- WHAT THE TASK ASKS
Quote the listing in full, exactly as given, minus any pictures.

BEGIN DATASET CONTENT

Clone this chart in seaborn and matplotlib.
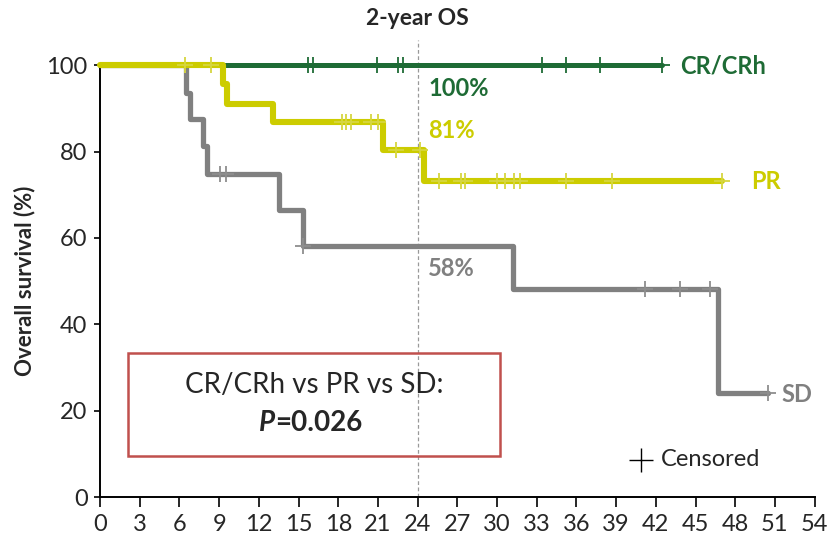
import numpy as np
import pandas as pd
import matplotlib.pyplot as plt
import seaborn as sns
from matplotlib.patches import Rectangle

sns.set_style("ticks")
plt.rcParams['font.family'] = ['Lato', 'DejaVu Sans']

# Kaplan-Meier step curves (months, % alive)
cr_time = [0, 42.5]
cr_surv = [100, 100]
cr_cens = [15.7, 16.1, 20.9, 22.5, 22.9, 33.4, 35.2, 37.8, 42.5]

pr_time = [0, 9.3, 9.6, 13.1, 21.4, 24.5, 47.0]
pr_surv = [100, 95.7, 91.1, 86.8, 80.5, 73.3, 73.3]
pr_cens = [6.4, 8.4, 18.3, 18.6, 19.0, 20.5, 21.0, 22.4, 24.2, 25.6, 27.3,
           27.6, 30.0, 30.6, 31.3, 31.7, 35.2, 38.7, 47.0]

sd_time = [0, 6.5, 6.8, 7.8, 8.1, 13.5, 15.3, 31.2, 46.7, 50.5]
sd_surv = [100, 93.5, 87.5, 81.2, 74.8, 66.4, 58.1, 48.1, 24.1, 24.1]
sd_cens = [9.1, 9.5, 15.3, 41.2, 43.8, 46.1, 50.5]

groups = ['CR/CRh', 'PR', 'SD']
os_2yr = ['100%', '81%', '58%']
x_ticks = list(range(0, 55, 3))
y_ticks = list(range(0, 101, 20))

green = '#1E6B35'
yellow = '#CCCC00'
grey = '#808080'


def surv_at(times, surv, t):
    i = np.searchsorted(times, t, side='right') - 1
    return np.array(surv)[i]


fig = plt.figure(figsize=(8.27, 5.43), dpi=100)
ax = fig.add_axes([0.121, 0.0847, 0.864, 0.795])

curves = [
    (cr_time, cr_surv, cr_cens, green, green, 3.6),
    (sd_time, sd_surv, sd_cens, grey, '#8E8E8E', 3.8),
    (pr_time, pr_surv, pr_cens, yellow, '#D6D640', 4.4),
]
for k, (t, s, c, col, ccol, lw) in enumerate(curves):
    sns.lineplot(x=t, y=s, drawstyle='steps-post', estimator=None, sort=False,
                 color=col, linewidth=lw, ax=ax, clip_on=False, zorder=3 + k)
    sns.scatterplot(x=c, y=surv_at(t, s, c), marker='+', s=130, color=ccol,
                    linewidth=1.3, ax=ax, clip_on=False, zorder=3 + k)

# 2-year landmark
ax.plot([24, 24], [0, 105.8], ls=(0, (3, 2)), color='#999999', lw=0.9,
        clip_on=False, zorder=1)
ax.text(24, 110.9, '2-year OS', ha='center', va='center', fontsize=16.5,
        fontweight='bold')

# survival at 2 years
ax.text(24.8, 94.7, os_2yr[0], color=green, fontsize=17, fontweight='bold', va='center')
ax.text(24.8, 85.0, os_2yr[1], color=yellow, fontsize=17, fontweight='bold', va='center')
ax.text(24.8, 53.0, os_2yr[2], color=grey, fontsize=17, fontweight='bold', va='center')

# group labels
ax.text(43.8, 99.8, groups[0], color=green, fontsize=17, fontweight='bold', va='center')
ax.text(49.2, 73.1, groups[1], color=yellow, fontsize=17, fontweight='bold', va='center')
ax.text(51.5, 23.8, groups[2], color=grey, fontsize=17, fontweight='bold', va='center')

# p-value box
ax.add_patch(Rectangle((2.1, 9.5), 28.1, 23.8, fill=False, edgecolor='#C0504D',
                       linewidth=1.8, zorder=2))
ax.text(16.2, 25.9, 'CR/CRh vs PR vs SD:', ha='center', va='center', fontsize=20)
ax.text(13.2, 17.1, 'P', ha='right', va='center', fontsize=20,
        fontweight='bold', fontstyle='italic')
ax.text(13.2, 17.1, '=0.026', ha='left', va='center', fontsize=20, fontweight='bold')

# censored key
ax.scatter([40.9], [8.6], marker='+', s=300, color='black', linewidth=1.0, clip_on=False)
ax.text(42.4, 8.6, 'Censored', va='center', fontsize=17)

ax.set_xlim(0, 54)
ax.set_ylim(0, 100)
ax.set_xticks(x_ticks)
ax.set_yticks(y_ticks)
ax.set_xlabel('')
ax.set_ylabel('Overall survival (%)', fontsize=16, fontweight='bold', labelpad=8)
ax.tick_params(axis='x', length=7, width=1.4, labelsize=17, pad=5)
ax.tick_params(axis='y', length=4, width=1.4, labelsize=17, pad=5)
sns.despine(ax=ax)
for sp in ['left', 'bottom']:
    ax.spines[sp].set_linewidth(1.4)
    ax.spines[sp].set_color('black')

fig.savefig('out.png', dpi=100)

END DATASET CONTENT

- CORRECT RESULT
Clone this chart in seaborn and matplotlib.
import numpy as np
import pandas as pd
import matplotlib.pyplot as plt
import seaborn as sns
from matplotlib.patches import Rectangle

sns.set_style("ticks")
plt.rcParams['font.family'] = ['Lato', 'DejaVu Sans']

# Kaplan-Meier step curves (months, % alive)
cr_time = [0, 42.5]
cr_surv = [100, 100]
cr_cens = [15.7, 16.1, 20.9, 22.5, 22.9, 33.4, 35.2, 37.8, 42.5]

pr_time = [0, 9.3, 9.6, 13.1, 21.4, 24.5, 47.0]
pr_surv = [100, 95.7, 91.1, 86.8, 80.5, 73.3, 73.3]
pr_cens = [6.4, 8.4, 18.3, 18.6, 19.0, 20.5, 21.0, 22.4, 24.2, 25.6, 27.3,
           27.6, 30.0, 30.6, 31.3, 31.7, 35.2, 38.7, 47.0]

sd_time = [0, 6.5, 6.8, 7.8, 8.1, 13.5, 15.3, 31.2, 46.7, 50.5]
sd_surv = [100, 93.5, 87.5, 81.2, 74.8, 66.4, 58.1, 48.1, 24.1, 24.1]
sd_cens = [9.1, 9.5, 15.3, 41.2, 43.8, 46.1, 50.5]

groups = ['CR/CRh', 'PR', 'SD']
os_2yr = ['100%', '81%', '58%']
x_ticks = list(range(0, 55, 3))
y_ticks = list(range(0, 101, 20))

green = '#1E6B35'
yellow = '#CCCC00'
grey = '#808080'


def surv_at(times, surv, t):
    i = np.searchsorted(times, t, side='right') - 1
    return np.array(surv)[i]


fig = plt.figure(figsize=(8.27, 5.43), dpi=100)
ax = fig.add_axes([0.121, 0.0847, 0.864, 0.795])

curves = [
    (cr_time, cr_surv, cr_cens, green, green, 3.6),
    (sd_time, sd_surv, sd_cens, grey, '#8E8E8E', 3.8),
    (pr_time, pr_surv, pr_cens, yellow, '#D6D640', 4.4),
]
for k, (t, s, c, col, ccol, lw) in enumerate(curves):
    sns.lineplot(x=t, y=s, drawstyle='steps-post', estimator=None, sort=False,
                 color=col, linewidth=lw, ax=ax, clip_on=False, zorder=3 + k)
    sns.scatterplot(x=c, y=surv_at(t, s, c), marker='+', s=130, color=ccol,
                    linewidth=1.3, ax=ax, clip_on=False, zorder=3 + k)

# 2-year landmark
ax.plot([24, 24], [0, 105.8], ls=(0, (3, 2)), color='#999999', lw=0.9,
        clip_on=False, zorder=1)
ax.text(24, 110.9, '2-year OS', ha='center', va='center', fontsize=16.5,
        fontweight='bold')

# survival at 2 years
ax.text(24.8, 94.7, os_2yr[0], color=green, fontsize=17, fontweight='bold', va='center')
ax.text(24.8, 85.0, os_2yr[1], color=yellow, fontsize=17, fontweight='bold', va='center')
ax.text(24.8, 53.0, os_2yr[2], color=grey, fontsize=17, fontweight='bold', va='center')

# group labels
ax.text(43.8, 99.8, groups[0], color=green, fontsize=17, fontweight='bold', va='center')
ax.text(49.2, 73.1, groups[1], color=yellow, fontsize=17, fontweight='bold', va='center')
ax.text(51.5, 23.8, groups[2], color=grey, fontsize=17, fontweight='bold', va='center')

# p-value box
ax.add_patch(Rectangle((2.1, 9.5), 28.1, 23.8, fill=False, edgecolor='#C0504D',
                       linewidth=1.8, zorder=2))
ax.text(16.2, 25.9, 'CR/CRh vs PR vs SD:', ha='center', va='center', fontsize=20)
ax.text(13.2, 17.1, 'P', ha='right', va='center', fontsize=20,
        fontweight='bold', fontstyle='italic')
ax.text(13.2, 17.1, '=0.026', ha='left', va='center', fontsize=20, fontweight='bold')

# censored key
ax.scatter([40.9], [8.6], marker='+', s=300, color='black', linewidth=1.0, clip_on=False)
ax.text(42.4, 8.6, 'Censored', va='center', fontsize=17)

ax.set_xlim(0, 54)
ax.set_ylim(0, 100)
ax.set_xticks(x_ticks)
ax.set_yticks(y_ticks)
ax.set_xlabel('')
ax.set_ylabel('Overall survival (%)', fontsize=16, fontweight='bold', labelpad=8)
ax.tick_params(axis='x', length=7, width=1.4, labelsize=17, pad=5)
ax.tick_params(axis='y', length=4, width=1.4, labelsize=17, pad=5)
sns.despine(ax=ax)
for sp in ['left', 'bottom']:
    ax.spines[sp].set_linewidth(1.4)
    ax.spines[sp].set_color('black')

fig.savefig('out.png', dpi=100)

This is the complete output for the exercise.